4) Acórdão de 13-03-2007, proferido no processo n.º 1877/03.3TBCBR.C1:
"No recurso da matéria de facto o recorrente deve indicar, nas respectivas conclusões, os concretos pontos de facto impugnados, porque delimitadoras do âmbito do recurso e constituírem o fundamento da alteração da decisão. Já a especificação dos meios probatórios pode ser feita na motivação, devendo, no entanto, o recorrente conexionar cada facto impugnado com os correspondentes elementos de prova.
A omissão desse ónus de especificação, imposto no art.690º-A, nº1, do CPC, implica a rejeição do recurso.
A litispendência é concebida como pressuposto processual negativo, ligado ao objecto do processo, actuando a se, com inteira autonomia dos restantes, com vista não só à protecção do demandado (ne bis in idem), mas também colimada ao interesse de ordem pública, pelo princípio da “tutela da coerência” e da segurança jurídica (prevenindo julgados contraditórios).

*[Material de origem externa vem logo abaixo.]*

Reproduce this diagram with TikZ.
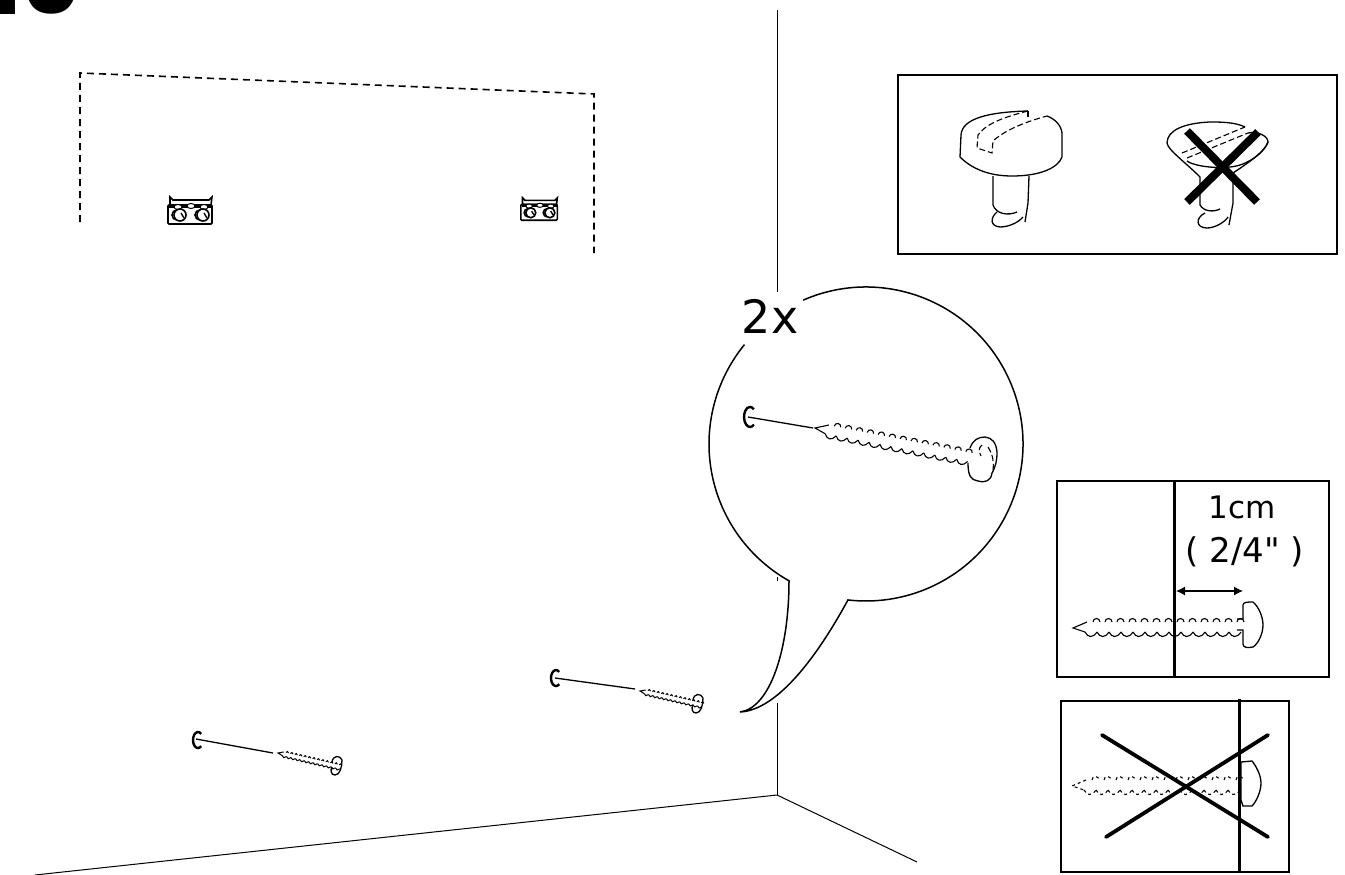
\documentclass[tikz,border=0pt]{standalone}
\usepackage{fontspec}
\newfontfamily\labelfont{DejaVu Sans}
\newfontfamily\stepfont{Poppins}
\usetikzlibrary{arrows.meta}
\begin{document}
\begin{tikzpicture}[x=1pt, y=-1pt]

      \tikzset{room line/.style = {line width=1pt}}
      \tikzset{thin line/.style = {line width=1.3pt}}
      \tikzset{box/.style = {draw,line width=2pt}}
      \tikzset{wall/.style = {line width=1.6pt,dash pattern=on 7pt off 5pt}}
      \tikzset{slot/.style = {line width=1.1pt,dash pattern=on 6pt off 3pt}}
      \tikzset{cross/.style = {line width=3.8pt,line cap=round}}
      \tikzset{hole/.style = {line width=2.4pt}}
      \tikzset{thread/.pic = {
        \draw (14,-6) -- (0,0) -- (12,4);
        \foreach \k in {20,32,...,164} {\draw (\k,-6) arc[start angle=180,end angle=360,radius=3.5];}
        \foreach \k in {12,24,...,156} {\draw (\k,4) .. controls (\k+3,10) and (\k+8,10) .. (\k+12,4);}
      }}
      \tikzset{bracket/.pic = {
        \draw[line width=1.6pt] (3,9) -- (3,1) -- (6,4) -- (42,4) -- (45,1) -- (44,9) -- cycle;
        \draw[line width=1.6pt,rounded corners=1pt] (1,9) rectangle (45,28);
        \fill (2,8) rectangle (44,12);
        \draw[line width=1pt,fill=white] (11,11) ellipse (4 and 2.5);
        \draw[line width=1pt,fill=white] (24,10) ellipse (4 and 2.5);
        \draw[line width=1pt,fill=white] (37,11) ellipse (4 and 2.5);
        \draw[line width=1.6pt] (10,14) arc[start angle=270,end angle=90,radius=5];
        \draw[line width=1.6pt] (33,14) arc[start angle=270,end angle=90,radius=5];
        \draw[line width=1.6pt,fill=white] (13,19) circle (6);
        \draw[line width=1.6pt,fill=white] (36,19) circle (6);
        \draw[line width=1.3pt] (14,17) -- (17,22);
        \draw[line width=1.3pt] (37,17) -- (40,22);
      }}

      \useasboundingbox (0,0) rectangle (1345,875);

      % step number
      \node[anchor=base west,font=\stepfont\bfseries\fontsize{92}{92}\selectfont,inner sep=0pt] (stepno) at (-13,15) {10};

      % room
      \coordinate (corner) at (777,795);
      \draw[room line] (777,10) -- (777,292);
      \draw[room line] (777,577) -- (777,581);
      \draw[room line] (777,703) -- (corner);
      \draw[room line] (corner) -- (35,875);
      \draw[room line] (corner) -- (917,862);

      % outline of the object
      \draw[wall] (80,222) -- (80,73) -- (594,94) -- (594,253);
      \pic[scale=1] at (167,196) {bracket};
      \pic[scale=.83] at (520,197) {bracket};

      % screws on the wall
      \draw[hole] (201.2,733.9) arc[start angle=-50,end angle=-310,x radius=5,y radius=8];
      \draw[thin line] (196,739) -- (273,753);
      \pic[rotate=-13,scale=.38,line width=1pt] at (278,753) {thread};
      \draw[thin line] (332,762) .. controls (333,755) and (340,755) .. (342,760) .. controls (342,767) and (340,775) .. (335,775) .. controls (331,775) and (330,770) .. (332,767);
      \draw[hole] (559.2,671.9) arc[start angle=-50,end angle=-310,x radius=5,y radius=8];
      \draw[thin line] (555,678) -- (635,689);
      \pic[rotate=-13,scale=.38,line width=1pt] at (640,691) {thread};
      \draw[thin line] (693,700) .. controls (694,693) and (701,693) .. (703,698) .. controls (703,705) and (701,713) .. (696,713) .. controls (692,713) and (691,708) .. (693,705);

      % bubble
      \draw[line width=1.5pt] (866,444) ++(-113.6:157) arc[start angle=-113.6,end angle=96.6,radius=157]
        .. controls (818,655) and (778,710) .. (740,712)
        .. controls (770,708) and (789,650) .. (789,581);
      \draw[line width=1.5pt] (866,444) ++(119:157) arc[start angle=119,end angle=219.3,radius=157];
      \node[font=\labelfont\fontsize{46}{46}\selectfont,inner sep=0pt] (times) at (770,316) {2x};
      \draw[hole] (753.9,409.3) arc[start angle=-50,end angle=-310,x radius=6,y radius=10];
      \draw[thin line] (748,417) -- (813,428);
      \pic[rotate=-11,scale=.93,line width=1.1pt] at (815,428) {thread};
      \draw[thin line] (970,448) .. controls (973,440) and (978,437) .. (985,437) .. controls (992,438) and (996,442) .. (997,452) .. controls (997,460) and (996,466) .. (992,473) .. controls (991,481) and (985,483) .. (978,481) .. controls (971,480) and (968,476) .. (968,463);
      \draw[slot] (982,445) .. controls (978,448) and (979,452) .. (981,456);
      \draw[slot] (988,447) .. controls (993,455) and (994,462) .. (993,470);

      % top panel
      \node[box,minimum width=439pt,minimum height=179pt,inner sep=0pt] (panel) at (1117.5,164.5) {};
      \draw[thin line] (1028,111) .. controls (990,112) and (962,118) .. (961,135) -- (960,157) .. controls (975,172) and (995,176) .. (1012,176) .. controls (1040,176) and (1058,168) .. (1062,157) -- (1062,133) .. controls (1061,125) and (1055,119) .. (1047,116);
      \draw[slot] (1028,111) .. controls (1000,118) and (985,125) .. (978,135) -- (977,148) -- (992,153) -- (993,141) .. controls (1005,130) and (1025,122) .. (1047,116);
      \draw[slot] (1028,111) -- (1028,120);
      \draw[thin line] (993,176) -- (993,205) .. controls (996,214) and (1008,216) .. (1017,212);
      \draw[thin line] (1029,176) -- (1028,203) -- (1025,222);
      \draw[thin line] (997,212) .. controls (990,218) and (990,226) .. (1000,227) .. controls (1008,227) and (1018,223) .. (1023,217);

      \draw[thin line] (1245,127) .. controls (1235,122) and (1220,122) .. (1210,122) .. controls (1185,123) and (1167,130) .. (1167,143) .. controls (1168,150) and (1185,162) .. (1200,177) -- (1200,205) .. controls (1204,212) and (1214,212) .. (1220,209);
      \draw[thin line] (1248,133) .. controls (1258,131) and (1268,136) .. (1268,142) .. controls (1265,152) and (1245,165) .. (1233,173) -- (1233,203) -- (1229,225);
      \draw[thin line] (1187,161) .. controls (1195,167) and (1225,170) .. (1240,165) .. controls (1255,160) and (1265,150) .. (1268,142);
      \draw[thin line] (1205,213) .. controls (1195,218) and (1196,228) .. (1207,228) .. controls (1215,228) and (1225,222) .. (1228,217);
      \draw[slot] (1182,153) -- (1245,127);
      \draw[slot] (1187,158) -- (1248,133);
      \draw[line width=8pt] (1187,131) -- (1257,202);
      \draw[line width=8pt] (1258,132) -- (1187,202);

      % correct depth
      \node[box,minimum width=272pt,minimum height=196pt,inner sep=0pt] (good) at (1193,579) {};
      \draw[line width=3pt] (1174,481) -- (1174,677);
      \draw[{Latex[length=9pt,width=9pt]}-{Latex[length=9pt,width=9pt]},line width=1.2pt] (1176,591) -- (1243,591);
      \node[font=\labelfont\fontsize{31}{31}\selectfont,inner sep=0pt] (depth) at (1242,507) {1cm};
      \node[font=\labelfont\fontsize{34}{34}\selectfont,inner sep=0pt] (inch) at (1245,552) {( 2/4" )};
      \pic[line width=1.1pt] at (1073,628) {thread};
      \draw[thin line] (1237,619) -- (1243,619) -- (1243,605) .. controls (1243,602) and (1248,602) .. (1253,602) .. controls (1258,606) and (1263,616) .. (1263,625) .. controls (1263,634) and (1258,644) .. (1253,647) .. controls (1248,648) and (1243,648) .. (1243,644) -- (1243,630) -- (1237,630);

      % wrong depth
      \node[box,minimum width=228pt,minimum height=171pt,inner sep=0pt] (bad) at (1175,786.5) {};
      \draw[line width=3pt] (1239,699) -- (1239,873);
      \pic[dashed,line width=1.1pt] at (1072,786) {thread};
      \draw[thin line] (1241,762) -- (1252,761) .. controls (1256,766) and (1261,775) .. (1261,783) .. controls (1261,792) and (1256,802) .. (1252,806) -- (1243,806) -- (1241,800) -- cycle;
      \draw[cross] (1102,735) -- (1268,837);
      \draw[cross] (1268,735) -- (1106,837);

\end{tikzpicture}
\end{document}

Os elementos relativos à pendência do processo e à prioridade temporal dependem apenas de demonstração fáctica, sendo que os elementos da identidade contendem já com critérios estritamente jurídicos, definidos no art.498º do CPC.
A deserção da instância pode ser alegada e conhecida incidentalmente noutro processo, designadamente, em resposta à excepção de listispendência.
Ainda que o tribunal ad quem possa conhecer de qualquer facto superveniente, à data da decisão da 1ª instância, para aferir dos pressupostos processuais, não assume essa categoria a mera junção de documento com as alegações de recurso para provar a deserção da instância, quando o recorrente já antes da decisão, que lhe fora desfavorável, tinha prévio conhecimento do estado desertivo do processo".

Nota - São muitos os problemas processuais tratados neste acórdão.
Quanto ao primeiro ponto (rejeição do recurso por omissão do ónus de especificação constante do artigo 690.º-A, n.º 1 do CPC), há, neste momento, como se refere na fundamentação da decisão em análise, duas teses opostas. A primeira defende que o recurso deve ser imediatamente rejeitado sem prévio convite ao seu aperfeiçoamento (cfr. neste sentido, Amâncio Ferreira,
Manual dos Recursos em Processo Civil, 7ª ed., Coimbra: Almedina, 2006, pág. 176, nota 355, Carlos Lopes do Rego, Comentários ao Código de Processo Civil, vol. I, 2.ª edição, Coimbra: Almedina, 2004, pág. 586(*), acórdãos do Supremo Tribunal de Justiça de 20-05-2004, proferido no processo n.º 04B122, de 25-11-2004, proferido no processo n.º 04B3450, de 25-05-2006, proferido no processo n.º 06B1080, e de 14-09-2006, proferido no processo n.º 06B1998. A segunda alinha pela necessidade de convite prévio ao aperfeiçoamento do recurso (cfr., neste sentido, os acórdãos do STJ de 14-03-2006, in CJ 2006, I, pág. 124, de 20-03-2003, proferido no processo n.º 02B2168, de 29-11-2005, proferido no processo n.º 05S2552, de 06-07-2006, proferido no processo n.º 06A1838, de 13-07-2006, proferido no processo n.º 06S698 (este, todavia, pondo em evidência que haverá rejeição quando não se mostre um esforço de identificação dos pontos factuais censurados e dos elementos probatórios que viabilizam), e de 07-02-2007, proferido no processo n.º 06S3541), reservando a rejeição para as hipóteses de absoluta falta de alegação quanto a essa matéria.
A primeira daqueles teses não parece ferir normas da Constituição (cfr. o acórdão do Tribunal Constitucional n.º 140/2004, em processo penal mas com conclusões transponíveis para o processo civil - cfr., neste sentido, Lopes do Rego,
loc. cit.).
A segunda questão, versando sobre litispendência, acaba por depender de uma outra: a de saber se a deserção opera automaticamente ou se o despacho de deserção tem efeito constitutivo. No sentido referido no acórdão em análise (a deserção opera automaticamente após o decurso do prazo), cfr. o acórdão do Tribunal da Relação de Lisboa de 10-4-2003, in CJ, II, pág. 119 (
"I – Prazo processual é o período de tempo fixado para se produzir um determinado efeito processual.
II – O prazo de deserção da instância é um prazo processual, produzindo-se esse efeito processual, logo que decorrido o prazo de interrupção da instância"
).
Para uma hipótese ligeiramente diferente de litispendência e deserção, cfr. o acórdão do Supremo Tribunal de Justiça de 13-05-2003, proferido no processo n.º 02A4354.
Finalmente, sobre a última questão (junção de documento em fase de recurso), cfr. o recente acórdão do STJ de 15-03-2007, proferido no processo n.º 07B287, e a anotação ao mesmo neste outro post.

(*) A citação das obras difere da que se encontra no acórdão, uma vez que me refiro às edições mais recentes das mesmas.